WASHINGTON – Time ran out on Jan. 1 for 384 Maryland families who have been on public assistance continuously since 1997 — but benefits didn’t.
Under the welfare reform act of that year, recipients had five years to get off public assistance or they would be kicked off.
But the 384 families will continue collecting federal Temporary Assistance to Needy Families grants because of an exemption that lets states extend aid if recipients can show they are working to get off welfare.
“The fact is that some people, despite their best efforts, needed to stay on past the 60 months,” said Richard Larson, policy and research director at the Maryland Department of Human Resources.
“And the state of Maryland has decided that those people, as long as they’re following their plan . . . need the forbearance that’s allowed in the federal law,” he said.
The exemption allows states to continue benefits to people for more than five years, as long as the number of long-timers stays under a certain level. If that group grows larger than 20 percent of the state’s total welfare caseload – which officials here say will not happen before October 2004 – the state could be docked 5 percent of its annual federal TANF block grant.
Maryland gets about $230 million in TANF funds from the federal government each year.

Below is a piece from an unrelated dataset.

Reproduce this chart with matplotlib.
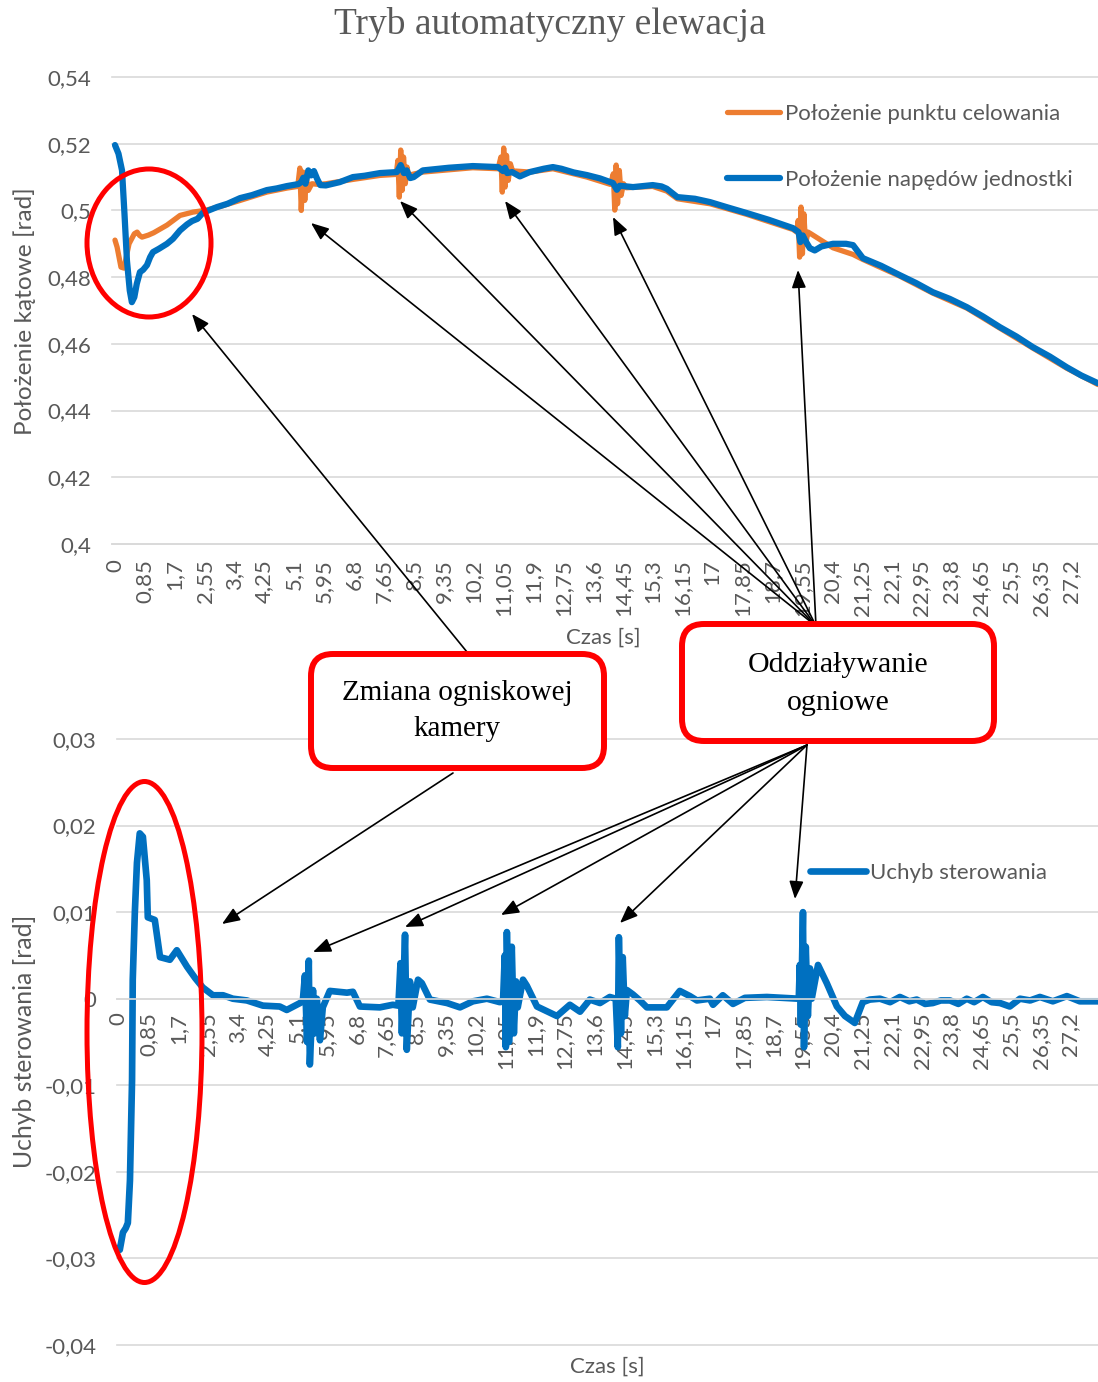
import matplotlib
matplotlib.use("Agg")
import matplotlib.pyplot as plt
from matplotlib.transforms import Affine2D
from matplotlib.patches import Ellipse, FancyBboxPatch, FancyArrowPatch

# ---------------- data ----------------
# aiming point position [rad]
aim_t = [0.00, 0.06, 0.17, 0.26, 0.32, 0.40, 0.55, 0.63, 0.70, 0.77, 0.95, 1.10, 1.48, 1.85,
         2.22, 2.56, 3.00, 3.56, 4.32, 4.89, 5.20,
         5.26, 5.30, 5.35, 5.40, 5.45, 5.50, 5.60, 5.80, 6.00, 6.77, 7.54, 8.00,
         8.05, 8.09, 8.13, 8.17, 8.21, 8.26, 8.31, 8.36, 8.45, 8.76, 10.18, 10.90,
         10.98, 11.02, 11.06, 11.10, 11.14, 11.19, 11.25, 11.32, 11.40, 11.80, 12.46, 13.43, 14.10,
         14.18, 14.22, 14.26, 14.30, 14.35, 14.40, 14.47, 14.55, 15.30, 15.70, 16.00, 16.93, 17.98,
         19.29, 19.40, 19.44, 19.48, 19.52, 19.56, 19.60, 19.65, 19.72, 19.80,
         20.43, 21.00, 21.28, 22.33, 23.27, 24.24, 25.18, 26.12, 27.08, 27.97]
aim_v = [0.4911, 0.4890, 0.4830, 0.4827, 0.4860, 0.4900, 0.4930, 0.4935, 0.4925, 0.4920, 0.4926,
         0.4933, 0.4956, 0.4985, 0.4995, 0.5000, 0.5012, 0.5030, 0.5055, 0.5067, 0.5072,
         0.5127, 0.5000, 0.5115, 0.5030, 0.5095, 0.5060, 0.5080, 0.5078, 0.5080, 0.5093, 0.5105, 0.5108,
         0.5150, 0.5040, 0.5181, 0.5060, 0.5160, 0.5080, 0.5130, 0.5100, 0.5108, 0.5115, 0.5128, 0.5125,
         0.5160, 0.5055, 0.5187, 0.5070, 0.5165, 0.5090, 0.5140, 0.5115, 0.5118, 0.5115, 0.5125, 0.5100, 0.5078,
         0.5110, 0.5001, 0.5136, 0.5020, 0.5120, 0.5045, 0.5080, 0.5068, 0.5072, 0.5058, 0.5035, 0.5020, 0.4988,
         0.4943, 0.4935, 0.4970, 0.4860, 0.5010, 0.4870, 0.4990, 0.4900, 0.4935, 0.4930,
         0.4888, 0.4868, 0.4853, 0.4803, 0.4752, 0.4707, 0.4647, 0.4587, 0.4527, 0.4478]

# drive unit position [rad]
drive_t = [0.00, 0.10, 0.20, 0.27, 0.34, 0.42, 0.48, 0.55, 0.62, 0.71, 0.80, 0.91, 1.00, 1.08, 1.25,
           1.48, 1.65, 1.85, 2.05, 2.19, 2.35, 2.50, 2.90, 3.20, 3.56, 3.90, 4.32, 4.60, 4.89, 5.22,
           5.30, 5.36, 5.42, 5.50, 5.58, 5.66, 5.75, 5.84, 6.00, 6.40, 6.77, 7.10, 7.54, 8.02,
           8.13, 8.22, 8.30, 8.40, 8.50, 8.76, 9.50, 10.18, 10.90,
           11.04, 11.10, 11.16, 11.30, 11.52, 11.80, 12.20, 12.46, 12.70, 13.05, 13.43, 13.80, 14.17,
           14.28, 14.36, 14.74, 15.30, 15.55, 15.70, 16.00, 16.50, 16.93, 17.40, 17.98, 18.60, 19.29,
           19.45, 19.50, 19.57, 19.64, 19.77, 19.91, 20.10, 20.43, 20.80, 21.00, 21.28,
           21.80, 22.33, 22.80, 23.27, 23.75, 24.24, 24.70, 25.18, 25.65, 26.12, 26.60, 27.08,
           27.50, 27.97]
drive_v = [0.5196, 0.5170, 0.5120, 0.4990, 0.4850, 0.4760, 0.4725, 0.4740, 0.4780, 0.4815, 0.4822,
           0.4836, 0.4860, 0.4875, 0.4885, 0.4900, 0.4915, 0.4940, 0.4958, 0.4968, 0.4975, 0.4993,
           0.5010, 0.5020, 0.5037, 0.5046, 0.5061, 0.5066, 0.5073, 0.5079,
           0.5085, 0.5098, 0.5080, 0.5120, 0.5105, 0.5118, 0.5095, 0.5076, 0.5075, 0.5085, 0.5100,
           0.5104, 0.5112, 0.5115,
           0.5136, 0.5112, 0.5120, 0.5097, 0.5100, 0.5120, 0.5128, 0.5133, 0.5130,
           0.5118, 0.5128, 0.5112, 0.5115, 0.5102, 0.5115, 0.5125, 0.5130, 0.5125, 0.5114, 0.5106,
           0.5096, 0.5082,
           0.5062, 0.5074, 0.5070, 0.5076, 0.5072, 0.5065, 0.5040, 0.5035, 0.5025, 0.5010, 0.4992,
           0.4972, 0.4947,
           0.4935, 0.4905, 0.4925, 0.4910, 0.4887, 0.4880, 0.4892, 0.4900, 0.4900, 0.4896, 0.4857,
           0.4834, 0.4806, 0.4782, 0.4755, 0.4735, 0.4710, 0.4682, 0.4650, 0.4622, 0.4590, 0.4562,
           0.4530, 0.4505, 0.4482]

# control error [rad]
err_t = [0.00, 0.04, 0.13, 0.21, 0.27, 0.33, 0.39, 0.41, 0.47, 0.53, 0.61, 0.70, 0.81, 0.84,
         1.04, 1.19, 1.47, 1.67, 1.96, 2.19, 2.41, 2.70, 2.99, 3.27, 3.67, 4.13, 4.61, 4.81, 5.19,
         5.27, 5.33, 5.39, 5.44, 5.47, 5.56, 5.61, 5.67, 5.76, 5.84, 6.04, 6.53, 6.70, 6.90,
         7.47, 7.84, 8.00, 8.06, 8.10, 8.19, 8.24, 8.33, 8.41, 8.56, 8.67, 8.90, 9.39, 9.76,
         10.13, 10.53, 10.90, 10.99, 11.04, 11.07, 11.10, 11.16, 11.24, 11.30, 11.36, 11.41,
         11.56, 11.67, 11.96, 12.53, 12.90, 13.19, 13.47, 13.76, 14.04,
         14.21, 14.27, 14.30, 14.36, 14.41, 14.47, 14.53, 14.70, 14.90, 15.10, 15.67, 16.04,
         16.33, 16.53, 16.90, 16.99, 17.27, 17.56, 17.90, 18.53, 19.39,
         19.44, 19.47, 19.50, 19.56, 19.59, 19.64, 19.70, 19.76, 19.81, 19.99, 20.24, 20.53,
         20.76, 21.04, 21.27, 21.47, 21.76, 22.05, 22.33, 22.60, 22.81, 23.05, 23.27, 23.50,
         23.76, 24.00, 24.24, 24.45, 24.70, 24.95, 25.19, 25.47, 25.76, 26.05, 26.33, 26.70,
         27.10, 27.47, 27.99]
err_v = [-0.0288, -0.0290, -0.0270, -0.0265, -0.0259, -0.0210, -0.0094, 0.0022, 0.0100, 0.0157,
         0.0191, 0.0187, 0.0137, 0.0094, 0.0091, 0.0048, 0.0045, 0.0056, 0.0037, 0.0024, 0.0013,
         0.0004, 0.0004, 0.0000, -0.0002, -0.0008, -0.0009, -0.0013, -0.0005,
         -0.0002, 0.0027, -0.0050, 0.0044, -0.0076, 0.0010, -0.0040, 0.0000, -0.0048, -0.0010,
         0.0009, 0.0007, 0.0008, -0.0009,
         -0.0010, -0.0007, -0.0008, 0.0041, -0.0040, 0.0074, -0.0059, 0.0020, -0.0010, 0.0022,
         0.0018, -0.0001, -0.0005, -0.0010,
         -0.0003, 0.0000, -0.0004, -0.0003, 0.0050, -0.0056, 0.0077, -0.0050, 0.0060, -0.0040,
         0.0020, -0.0010,
         0.0022, 0.0015, -0.0009, -0.0020, -0.0007, -0.0015, -0.0001, -0.0005, 0.0002,
         0.0000, -0.0056, 0.0071, -0.0040, 0.0048, -0.0020, 0.0010, 0.0005, -0.0002, -0.0010,
         -0.0010, 0.0009,
         0.0003, -0.0002, 0.0000, -0.0007, 0.0004, -0.0006, 0.0001, 0.0002, 0.0000,
         0.0000, 0.0039, -0.0030, 0.0100, -0.0056, 0.0060, -0.0020, 0.0035, 0.0000, 0.0039,
         0.0018, -0.0009,
         -0.0020, -0.0028, -0.0004, -0.0001, 0.0000, -0.0004, 0.0002, -0.0003, -0.0001, -0.0006,
         -0.0005, -0.0002, -0.0002, -0.0006, 0.0000, -0.0004, 0.0002, -0.0004, -0.0005, -0.0009,
         0.0000, -0.0002, 0.0002, -0.0003, 0.0003, -0.0003, -0.0003]

x_ticks = [0, 0.85, 1.7, 2.55, 3.4, 4.25, 5.1, 5.95, 6.8, 7.65, 8.5, 9.35, 10.2, 11.05, 11.9,
           12.75, 13.6, 14.45, 15.3, 16.15, 17, 17.85, 18.7, 19.55, 20.4, 21.25, 22.1, 22.95,
           23.8, 24.65, 25.5, 26.35, 27.2]
x_tick_labels = ["0", "0,85", "1,7", "2,55", "3,4", "4,25", "5,1", "5,95", "6,8", "7,65", "8,5",
                 "9,35", "10,2", "11,05", "11,9", "12,75", "13,6", "14,45", "15,3", "16,15", "17",
                 "17,85", "18,7", "19,55", "20,4", "21,25", "22,1", "22,95", "23,8", "24,65",
                 "25,5", "26,35", "27,2"]
top_y_ticks = [0.40, 0.42, 0.44, 0.46, 0.48, 0.50, 0.52, 0.54]
top_y_labels = ["0,4", "0,42", "0,44", "0,46", "0,48", "0,5", "0,52", "0,54"]
bot_y_ticks = [-0.04, -0.03, -0.02, -0.01, 0.0, 0.01, 0.02, 0.03]
bot_y_labels = ["-0,04", "-0,03", "-0,02", "-0,01", "0", "0,01", "0,02", "0,03"]

# ---------------- styling ----------------
W, H, DPI = 1098, 1382, 100
ORANGE = "#ED7D31"
BLUE = "#0070C0"
GRID = "#D9D9D9"
TXT = "#595959"
SANS = ["Lato", "DejaVu Sans"]
SERIF = ["Liberation Serif", "DejaVu Serif"]
FS = 16

plt.rcParams["font.family"] = SANS

fig = plt.figure(figsize=(W / DPI, H / DPI), dpi=DPI)
px = Affine2D().scale(1 / DPI, -1 / DPI).translate(0, H / DPI) + fig.dpi_scale_trans


def style_axes(ax, yticks, ylabels):
    for s in ("top", "right", "left"):
        ax.spines[s].set_visible(False)
    ax.spines["bottom"].set_color(GRID)
    ax.spines["bottom"].set_linewidth(1.2)
    ax.set_xticks(x_ticks)
    ax.set_xticklabels(x_tick_labels)
    ax.set_yticks(yticks)
    ax.set_yticklabels(ylabels)
    ax.tick_params(axis="both", length=0, labelsize=FS, labelcolor=TXT)
    ax.tick_params(axis="x", labelrotation=90)
    ax.tick_params(axis="y", pad=15)
    ax.grid(axis="y", color=GRID, linewidth=1.2)
    ax.grid(axis="x", visible=False)
    for gl in ax.get_ygridlines():
        gl.set_clip_on(False)
    ax.set_axisbelow(True)


# ---- upper chart: positions ----
ax1 = fig.add_axes([112 / W, 1 - 544 / H, (1098 - 112) / W, (544 - 77) / H])
ax1.plot(aim_t, aim_v, color=ORANGE, lw=3.8, solid_joinstyle="round",
         solid_capstyle="round", label="Położenie punktu celowania")
ax1.plot(drive_t, drive_v, color=BLUE, lw=4.5, solid_joinstyle="round",
         solid_capstyle="round", label="Położenie napędów jednostki")
ax1.set_xlim(-0.085, 27.97)
ax1.set_ylim(0.40, 0.54)
style_axes(ax1, top_y_ticks, top_y_labels)
ax1.tick_params(axis="x", pad=11)
ax1.legend(loc="upper left", bbox_to_anchor=(727, 104), bbox_transform=px, frameon=False,
           borderpad=0, borderaxespad=0, handlelength=2.4, handletextpad=0.2,
           labelspacing=2.05, fontsize=FS, labelcolor=TXT)

# ---- lower chart: control error ----
ax2 = fig.add_axes([117 / W, 1 - 1345 / H, (1098 - 117) / W, (1345 - 739) / H])
ax2.plot(err_t, err_v, color=BLUE, lw=4.8, solid_joinstyle="round",
         solid_capstyle="round", label="Uchyb sterowania")
ax2.set_xlim(-0.04, 27.99)
ax2.set_ylim(-0.04, 0.03)
ax2.spines["bottom"].set_position(("data", 0))
style_axes(ax2, bot_y_ticks, bot_y_labels)
ax2.tick_params(axis="x", pad=10)
ax2.legend(loc="upper left", bbox_to_anchor=(810, 863), bbox_transform=px, frameon=False,
           borderpad=0, borderaxespad=0, handlelength=2.5, handletextpad=0.2,
           fontsize=FS, labelcolor=TXT)

# ---- titles and axis names ----
fig.text(550, 25, "Tryb automatyczny elewacja", transform=px, ha="center", va="center",
         fontsize=27, color=TXT, family=SERIF)
fig.text(603, 638, "Czas [s]", transform=px, ha="center", va="center", fontsize=FS, color=TXT)
fig.text(607, 1367, "Czas [s]", transform=px, ha="center", va="center", fontsize=FS, color=TXT)
fig.text(25, 311, "Położenie kątowe [rad]", transform=px, ha="center", va="center",
         rotation=90, fontsize=17.6, color=TXT)
fig.text(25, 1041, "Uchyb sterowania [rad]", transform=px, ha="center", va="center",
         rotation=90, fontsize=17.8, color=TXT)

# ---- annotations: highlight ellipses ----
RED = "#FF0000"
fig.add_artist(Ellipse((149, 243), 124, 148, transform=px, fill=False, ec=RED, lw=3.6, zorder=5))
fig.add_artist(Ellipse((144.5, 1032), 115, 501, transform=px, fill=False, ec=RED, lw=3.6, zorder=5))

# ---- annotations: arrows ----
arrow_kw = dict(transform=px, arrowstyle="-|>,head_length=0.9,head_width=0.36",
                mutation_scale=12, lw=1.2, color="black", shrinkA=0, shrinkB=0, zorder=6)
focus_src_top, focus_src_bot = (467, 652), (453, 773)
fig.add_artist(FancyArrowPatch(focus_src_top, (192, 314), **arrow_kw))
fig.add_artist(FancyArrowPatch(focus_src_bot, (222, 924), **arrow_kw))

fire_src_top, fire_src_bot = (816, 626), (807, 745)
for tgt in [(311, 223), (400, 201), (505, 201), (613, 217), (798, 270)]:
    fig.add_artist(FancyArrowPatch(fire_src_top, tgt, **arrow_kw))
for tgt in [(313, 952), (405, 927), (501, 915), (620, 923), (795, 899)]:
    fig.add_artist(FancyArrowPatch(fire_src_bot, tgt, **arrow_kw))

# ---- annotations: callout boxes ----
box_kw = dict(boxstyle="round,pad=0,rounding_size=22", transform=px, fc="white",
              ec=RED, lw=4.3, zorder=7)
fig.add_artist(FancyBboxPatch((311, 654), 293, 114, **box_kw))
fig.add_artist(FancyBboxPatch((682, 624), 312, 117, **box_kw))
fig.text(457, 711, "Zmiana ogniskowej\nkamery", transform=px, ha="center", va="center",
         fontsize=21, color="black", family=SERIF, linespacing=1.5, zorder=8)
fig.text(838, 684, "Oddziaływanie\nogniowe", transform=px, ha="center", va="center",
         fontsize=21.5, color="black", family=SERIF, linespacing=1.58, zorder=8)

fig.savefig("out.png", dpi=DPI)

Maryland’s exempt recipients, three-quarters of whom live in Baltimore City, are just a fraction of the roughly 62,000 families who signed up for assistance when the state started doling out TANF funds in 1997. They make up less than 2 percent of the total caseload, officials said.
Many of the 384 families qualified for continued benefits because limited education, health problems or lack of child care prohibited them from earning enough to support their families, Larson said. Substance abuse, lack of transportation and mental health problems were also among reasons for an exemption.
While the number of exempt recipients is small, figures are certain to rise as more people hit the five-year wall each month. The rules limit TANF benefits to 60 months, whether or not they are consecutive.
In addition, some people who left the rolls during the economic boom will likely return because of layoffs, pushing their totals toward 60 months, said Catherine Born, associate professor at the University of Maryland’s School of Social Work.
“If the economy kind of stays in the toilet and welfare caseloads start to go up, states are going to start feeling a pinch,” Born said.
“That’s where the rubber’s going to hit the road,” she said. “It will be harder to make affirmative kinds of decisions about keeping people on past 60 months when you need that money for people who haven’t been on for 60 months.”
State officials say that as more recipients push the five-year mark, caseworkers will watch closely to ensure that only those who face legitimate hardship and who are making an effort to climb out of extreme poverty win an extension of benefits.
Pete Sepp, spokesman for the National Taxpayers Union, said restrictions should remain strict so that an exemption does not become a presumed extension of the limited program.
“Obviously in the current economy there are hardships and there may be legitimate reasons to except people,” Sepp said. “But will this definition broaden when the economy starts to get back on its feet again?